File storage, also known as network-attached storage (NAS), provides file-level access to applications to read and update information that can be shared across multiple machines. Some on-premises file storage solutions have a scale-up architecture and simply add storage to a fixed amount of compute resources. Other file storage solutions have a scale-out architecture where capacity and compute (performance) can be incrementally added to an existing file system as needed. In both storage architectures, one or multiple virtual machines (VMs) can access the storage.
Although some file systems use a native POSIX client, many storage systems use a protocol that enables client machines to mount a file system and access the files as if they were hosted locally. The most common protocols for exporting file shares are Network File System (NFS) for Linux (and in some cases Windows) and Server Message Block (SMB) for Windows.
This document describes the following options for sharing files:
- Compute Engine Persistent Disk and local SSDs
- Managed solutions:
- Partner solutions in Google Cloud Marketplace:
An underlying factor in the performance and predictability of all of the Google Cloud services is the network stack that Google evolved over many years.

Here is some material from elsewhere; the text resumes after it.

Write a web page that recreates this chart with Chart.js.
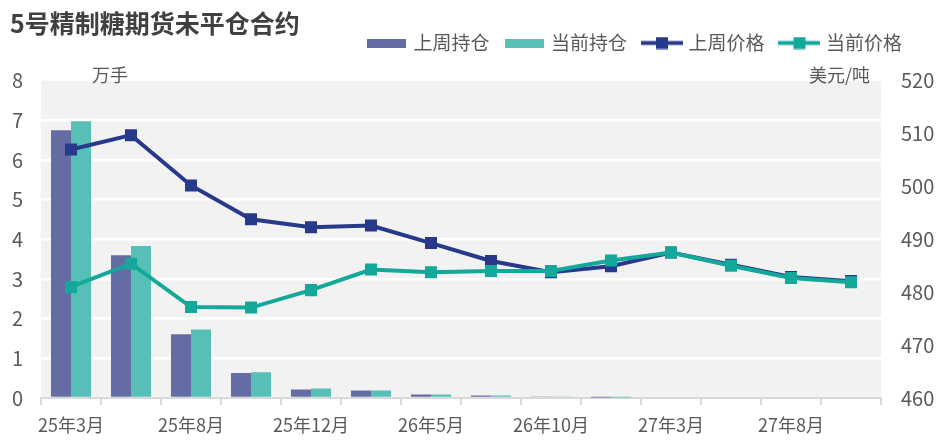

With the Jupiter Fabric, Google built a robust, scalable, and stable networking stack that can continue to evolve without affecting your workloads. As Google improves and bolsters its network abilities internally, your file-sharing solution benefits from the added performance.
One feature of Google Cloud that can help you get the most out of your investment is the ability to specify Custom VM types. When choosing the size of your filer, you can pick exactly the right mix of memory and CPU, so that your filer is operating at optimal performance without being oversubscribed.
Furthermore, it is important to choose the correct Compute Engine persistent disk capacity and number of vCPUs to ensure that your file server's storage devices receive the required storage bandwidth and IOPs as well as network bandwidth. A VM receives 2 Gbps of network throughput for every vCPU (up to the max). For tuning persistent disk, see Optimizing persistent disk and local SSD performance.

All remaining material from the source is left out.